• **Code that draws figures**:
= = = =
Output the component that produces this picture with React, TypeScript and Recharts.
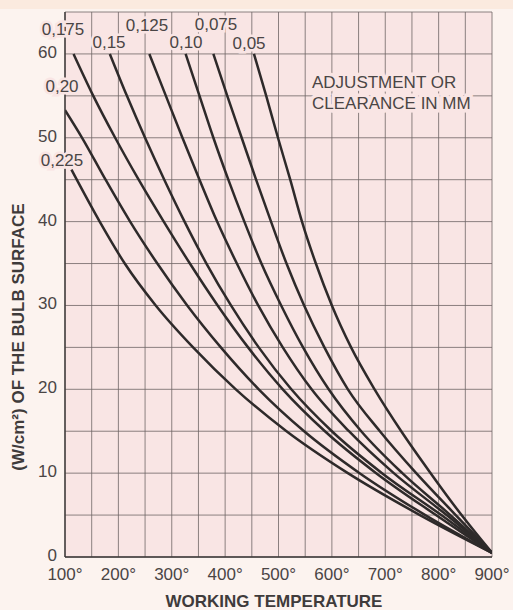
import { LineChart, Line, XAxis, YAxis, CartesianGrid } from 'recharts'

// axis ticks (grid every 50° and every 5 W/cm²)
const TEMP_TICKS = [100, 150, 200, 250, 300, 350, 400, 450, 500, 550, 600, 650, 700, 750, 800, 850, 900]
const LOAD_TICKS = [0, 5, 10, 15, 20, 25, 30, 35, 40, 45, 50, 55, 60, 65]

// one curve per clearance (mm): [working temperature °C, load W/cm²]
const GAP_0225 = [[112, 46.2], [165, 40], [212, 35], [270, 30], [340, 25], [420, 20], [515, 15], [630, 10], [765, 5], [900, 0.5]]
const GAP_020 = [[100, 53.3], [132, 50], [176, 45], [222, 40], [273, 35], [329, 30], [392, 25], [463, 20], [548, 15], [652, 10], [775, 5], [900, 0.5]]
const GAP_0175 = [[116, 60], [153, 55], [194, 50], [238, 45], [285, 40], [334, 35], [386, 30], [443, 25], [508, 20], [587, 15], [683, 10], [795, 5], [900, 0.5]]
const GAP_015 = [[184, 60], [216, 55], [250, 50], [286, 45], [324, 40], [365, 35], [411, 30], [463, 25], [524, 20], [600, 15], [694, 10], [805, 5], [900, 0.5]]
const GAP_0125 = [[258, 60], [289, 55], [320, 50], [352, 45], [385, 40], [422, 35], [462, 30], [508, 25], [562, 20], [632, 15], [716, 10], [815, 5], [900, 0.5]]
const GAP_010 = [[326, 60], [352, 55], [378, 50], [406, 45], [436, 40], [468, 35], [505, 30], [546, 25], [594, 20], [655, 15], [732, 10], [822, 5], [900, 0.5]]
const GAP_0075 = [[378, 60], [404, 55], [431, 50], [458, 45], [486, 40], [515, 35], [548, 30], [586, 25], [630, 20], [690, 15], [758, 10], [832, 5], [900, 0.5]]
const GAP_005 = [[454, 60], [477, 55], [499, 50], [522, 45], [544, 40], [570, 35], [600, 30], [636, 25], [680, 20], [730, 15], [785, 10], [843, 5], [900, 0.5]]

const CURVES = [
  { name: '0,225', pts: GAP_0225 },
  { name: '0,20', pts: GAP_020 },
  { name: '0,175', pts: GAP_0175 },
  { name: '0,15', pts: GAP_015 },
  { name: '0,125', pts: GAP_0125 },
  { name: '0,10', pts: GAP_010 },
  { name: '0,075', pts: GAP_0075 },
  { name: '0,05', pts: GAP_005 },
]

// where the curve names sit on the sheet (page px)
const TAGS = [
  { text: '0,175', x: 63, y: 29 },
  { text: '0,15', x: 109, y: 42 },
  { text: '0,125', x: 147, y: 25 },
  { text: '0,10', x: 186, y: 42 },
  { text: '0,075', x: 216, y: 24 },
  { text: '0,05', x: 249, y: 43 },
  { text: '0,20', x: 62, y: 86 },
  { text: '0,225', x: 62, y: 160 },
]

const PAPER = '#f9e5e4'
const INK = '#4a4545'
const FONT = '"Liberation Sans", Arial, sans-serif'

const toRows = (pts: number[][]) => pts.map(([t, v]) => ({ t, v }))

export default function App() {
  return (
    <div style={{ position: 'absolute', left: 0, top: 0, width: 513, height: 610, background: '#fcf3ef', fontFamily: FONT, overflow: 'hidden' }}>
      <div style={{ position: 'absolute', left: 0, top: 0, width: 513, height: 9, background: '#fbeadf' }} />
      <LineChart
        width={513}
        height={610}
        margin={{ top: 12, right: 21, bottom: 2, left: 5 }}
        style={{ position: 'absolute', left: 0, top: 0 }}
      >
        <CartesianGrid fill={PAPER} stroke="#6f6464" strokeWidth={0.8} />
        <XAxis
          type="number"
          dataKey="t"
          domain={[100, 900]}
          ticks={TEMP_TICKS}
          interval={0}
          allowDataOverflow
          tickFormatter={(v: number) => (v % 100 === 0 ? `${v}°` : '')}
          tickLine={false}
          tickSize={0}
          tickMargin={11}
          height={51}
          axisLine={{ stroke: '#3d3838', strokeWidth: 1.4 }}
          tick={{ fill: INK, fontSize: 17, fontFamily: FONT }}
        />
        <YAxis
          type="number"
          dataKey="v"
          domain={[0, 65]}
          ticks={LOAD_TICKS}
          interval={0}
          allowDataOverflow
          tickFormatter={(v: number) => (v % 10 === 0 && v <= 60 ? String(v) : '')}
          tickLine={false}
          tickSize={0}
          tickMargin={8}
          width={60}
          axisLine={{ stroke: '#3d3838', strokeWidth: 1.4 }}
          tick={{ fill: INK, fontSize: 17, fontFamily: FONT, dy: -2 }}
        />
        {CURVES.map(c => (
          <Line
            key={c.name}
            name={c.name}
            data={toRows(c.pts)}
            dataKey="v"
            type="monotone"
            stroke="#2e2a2a"
            strokeWidth={2.5}
            dot={false}
            activeDot={false}
            isAnimationActive={false}
          />
        ))}
      </LineChart>

      {/* curve names, note and axis titles */}
      <svg width={513} height={610} style={{ position: 'absolute', left: 0, top: 0, pointerEvents: 'none' }}>
        {TAGS.map(t => (
          <text
            key={t.text}
            x={t.x}
            y={t.y}
            textAnchor="middle"
            dominantBaseline="central"
            fontSize={17}
            fill={INK}
            stroke={PAPER}
            strokeWidth={5}
            style={{ paintOrder: 'stroke' }}
          >
            {t.text}
          </text>
        ))}
        <text x={312} y={82} dominantBaseline="central" fontSize={17} fill={INK} stroke={PAPER} strokeWidth={7} style={{ paintOrder: 'stroke' }}>
          ADJUSTMENT OR
        </text>
        <text x={312} y={103} dominantBaseline="central" fontSize={17} fill={INK} stroke={PAPER} strokeWidth={7} style={{ paintOrder: 'stroke' }}>
          CLEARANCE IN MM
        </text>
        <text x={274} y={601} textAnchor="middle" dominantBaseline="central" fontSize={17} fontWeight="bold" fill="#3f3b3b">
          WORKING TEMPERATURE
        </text>
        <text
          x={18}
          y={337}
          textAnchor="middle"
          dominantBaseline="central"
          fontSize={17}
          fontWeight="bold"
          fill="#3f3b3b"
          transform="rotate(-90 18 337)"
        >
          (W/cm²) OF THE BULB SURFACE
        </text>
      </svg>
    </div>
  )
}
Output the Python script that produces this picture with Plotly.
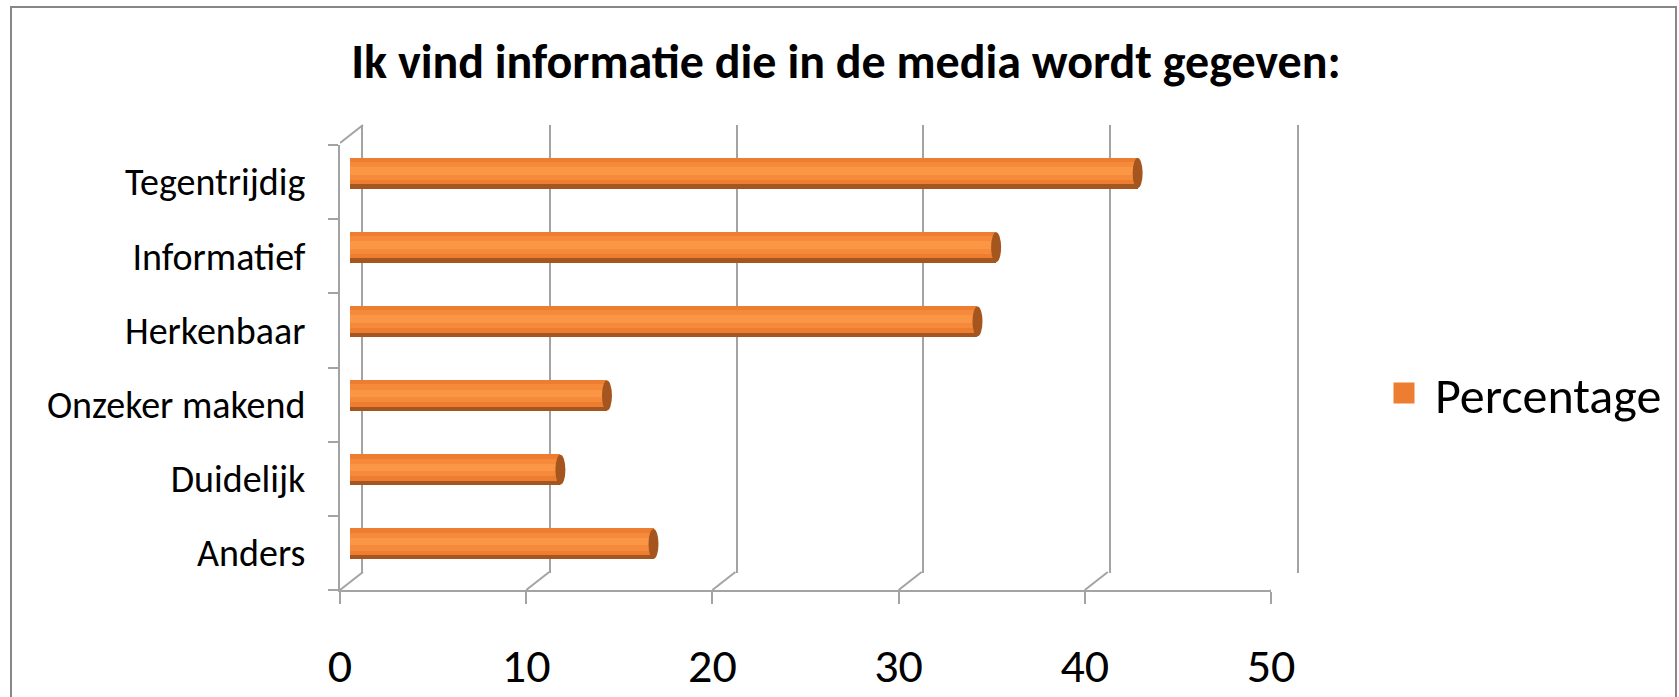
import plotly.graph_objects as go

W, H = 1679, 697

# ---- data (bottom-to-top order as plotted) ----
categories = ["Anders", "Duidelijk", "Onzeker makend", "Herkenbaar", "Informatief", "Tegentrijdig"]
percentages = [16.3, 11.3, 13.8, 33.7, 34.7, 42.3]
x_ticks = [0, 10, 20, 30, 40, 50]
series_name = "Percentage"
title_text = "Ik vind informatie die in de media wordt gegeven:"

FONT = "Carlito, Calibri, Lato, sans-serif"
GRID = "#A3A3A3"
ORANGE = "#ED7D31"


def fx(p):
    return p / W


def fy(p):
    return 1 - p / H


fig = go.Figure()

# invisible traces so the front and back axes exist
for xa, ya in (("x", "y"), ("x2", "y2")):
    fig.add_trace(go.Bar(y=categories, x=percentages, orientation="h", xaxis=xa, yaxis=ya,
                         marker=dict(color="rgba(0,0,0,0)", line=dict(width=0)), opacity=0,
                         showlegend=False, hoverinfo="skip"))

# cylinder bars (layered shading), drawn on the mid-depth axes
fig.add_trace(go.Bar(y=categories, x=percentages, orientation="h", xaxis="x3", yaxis="y3",
                     width=0.42, marker=dict(color="#A5561E", line=dict(width=0)),
                     legendgroup="s", showlegend=False, hoverinfo="skip"))
fig.add_trace(go.Bar(y=categories, x=percentages, orientation="h", xaxis="x3", yaxis="y3",
                     width=0.36, offset=-0.15, marker=dict(color=ORANGE, line=dict(width=0)),
                     name=series_name, legendgroup="s", showlegend=False))
fig.add_trace(go.Bar(y=categories, x=percentages, orientation="h", xaxis="x3", yaxis="y3",
                     width=0.24, offset=-0.09, marker=dict(color="#F58A3A", line=dict(width=0)),
                     legendgroup="s", showlegend=False, hoverinfo="skip"))
fig.add_trace(go.Bar(y=categories, x=percentages, orientation="h", xaxis="x3", yaxis="y3",
                     width=0.10, offset=-0.02, marker=dict(color="#FB9646", line=dict(width=0)),
                     legendgroup="s", showlegend=False, hoverinfo="skip"))
# legend entry for the series (larger square swatch)
fig.add_trace(go.Scatter(x=[None], y=[None], mode="markers", xaxis="x3", yaxis="y3",
                         marker=dict(symbol="square", size=16, color=ORANGE,
                                     line=dict(color=ORANGE, width=5)),
                         name=series_name, legendgroup="s", showlegend=True, hoverinfo="skip"))

shapes = []
# end caps of the cylinders
for c, v in zip(categories, percentages):
    shapes.append(dict(type="circle", xref="x3", yref="y3", xsizemode="pixel", ysizemode="pixel",
                       xanchor=v, yanchor=c, x0=-5, x1=5, y0=-15, y1=15,
                       fillcolor="#A5561E", line=dict(width=0), layer="above"))

# floor diagonals (front tick -> back gridline)
for t in x_ticks:
    shapes.append(dict(type="line", xref="x", yref="y domain", xsizemode="pixel", ysizemode="pixel",
                       xanchor=t, yanchor=0, x0=0, y0=0, x1=23, y1=18,
                       line=dict(color=GRID, width=2), layer="below"))
# left wall top diagonal
shapes.append(dict(type="line", xref="x", yref="y domain", xsizemode="pixel", ysizemode="pixel",
                   xanchor=0, yanchor=1, x0=0, y0=2, x1=23, y1=20,
                   line=dict(color=GRID, width=2), layer="below"))
# outer chart border
shapes.append(dict(type="rect", xref="paper", yref="paper", x0=fx(11), x1=fx(1676), y0=-0.05, y1=fy(7),
                   line=dict(color="#878787", width=2), fillcolor="rgba(0,0,0,0)", layer="below"))

fig.update_layout(
    width=W, height=H,
    margin=dict(l=0, r=0, t=0, b=0),
    paper_bgcolor="white", plot_bgcolor="rgba(0,0,0,0)",
    barmode="overlay",
    bargap=0,
    font=dict(family=FONT, color="black"),
    title=dict(text="<b>" + title_text + "</b>", x=fx(846), y=fy(61), xanchor="center", yanchor="middle",
               xref="paper", yref="paper", font=dict(size=48, family=FONT, color="black")),
    showlegend=True,
    legend=dict(x=fx(1373), y=fy(393), xanchor="left", yanchor="middle", itemwidth=52,
                font=dict(size=50, family=FONT, color="black"), bgcolor="rgba(0,0,0,0)"),
    # front axes
    xaxis=dict(domain=[fx(340), fx(1271)], range=[0, 50], tickvals=x_ticks, anchor="y",
               showgrid=False, zeroline=False, showline=True, linecolor=GRID, linewidth=2,
               ticks="outside", ticklen=12, tickcolor=GRID, tickwidth=2,
               tickfont=dict(size=48, family=FONT, color="black"), ticklabelstandoff=20,
               automargin=False, fixedrange=True),
    yaxis=dict(domain=[fy(590), fy(145)], type="category", categoryorder="array", categoryarray=categories,
               range=[-0.5, len(categories) - 0.5], anchor="x",
               showgrid=False, zeroline=False, showline=True, linecolor=GRID, linewidth=2,
               ticks="outside", tickson="boundaries", ticklen=10, tickcolor=GRID, tickwidth=2,
               tickfont=dict(size=38, family=FONT, color="black"), ticklabelstandoff=25,
               automargin=False, fixedrange=True),
    # back wall (gridlines + side walls)
    xaxis2=dict(domain=[fx(363), fx(1297)], range=[0, 50], tickvals=x_ticks, anchor="y2",
                showgrid=True, gridcolor=GRID, gridwidth=2, zeroline=False, showline=False,
                showticklabels=False, ticks="", automargin=False, fixedrange=True),
    yaxis2=dict(domain=[fy(573), fy(125)], type="category", categoryorder="array", categoryarray=categories,
                range=[-0.5, len(categories) - 0.5], anchor="x2",
                showgrid=False, zeroline=False, showline=True, mirror=True, linecolor=GRID, linewidth=2,
                showticklabels=False, ticks="", automargin=False, fixedrange=True),
    # mid depth (bars)
    xaxis3=dict(domain=[fx(350), fx(1281)], range=[0, 50], anchor="y3",
                showgrid=False, zeroline=False, showline=False, showticklabels=False, ticks="",
                automargin=False, fixedrange=True),
    yaxis3=dict(domain=[fy(581), fy(136)], type="category", categoryorder="array", categoryarray=categories,
                range=[-0.5, len(categories) - 0.5], anchor="x3",
                showgrid=False, zeroline=False, showline=False, showticklabels=False, ticks="",
                automargin=False, fixedrange=True),
    shapes=shapes,
)

# remove the default 8px page margin so the figure fills the window exactly
fig.write_html("out.html", config={"displayModeBar": False},
               post_script="document.body.style.margin='0';")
= = = =
• **Aim**:
The material above holds pictures; leave them out. Repeat exactly the lines from the one containing "Output the Python" through the one containing "fig = go.Figure()", and nothing else.

• **Problem solution**:
Output the Python script that produces this picture with Plotly.
import plotly.graph_objects as go

W, H = 1679, 697

# ---- data (bottom-to-top order as plotted) ----
categories = ["Anders", "Duidelijk", "Onzeker makend", "Herkenbaar", "Informatief", "Tegentrijdig"]
percentages = [16.3, 11.3, 13.8, 33.7, 34.7, 42.3]
x_ticks = [0, 10, 20, 30, 40, 50]
series_name = "Percentage"
title_text = "Ik vind informatie die in de media wordt gegeven:"

FONT = "Carlito, Calibri, Lato, sans-serif"
GRID = "#A3A3A3"
ORANGE = "#ED7D31"


def fx(p):
    return p / W


def fy(p):
    return 1 - p / H


fig = go.Figure()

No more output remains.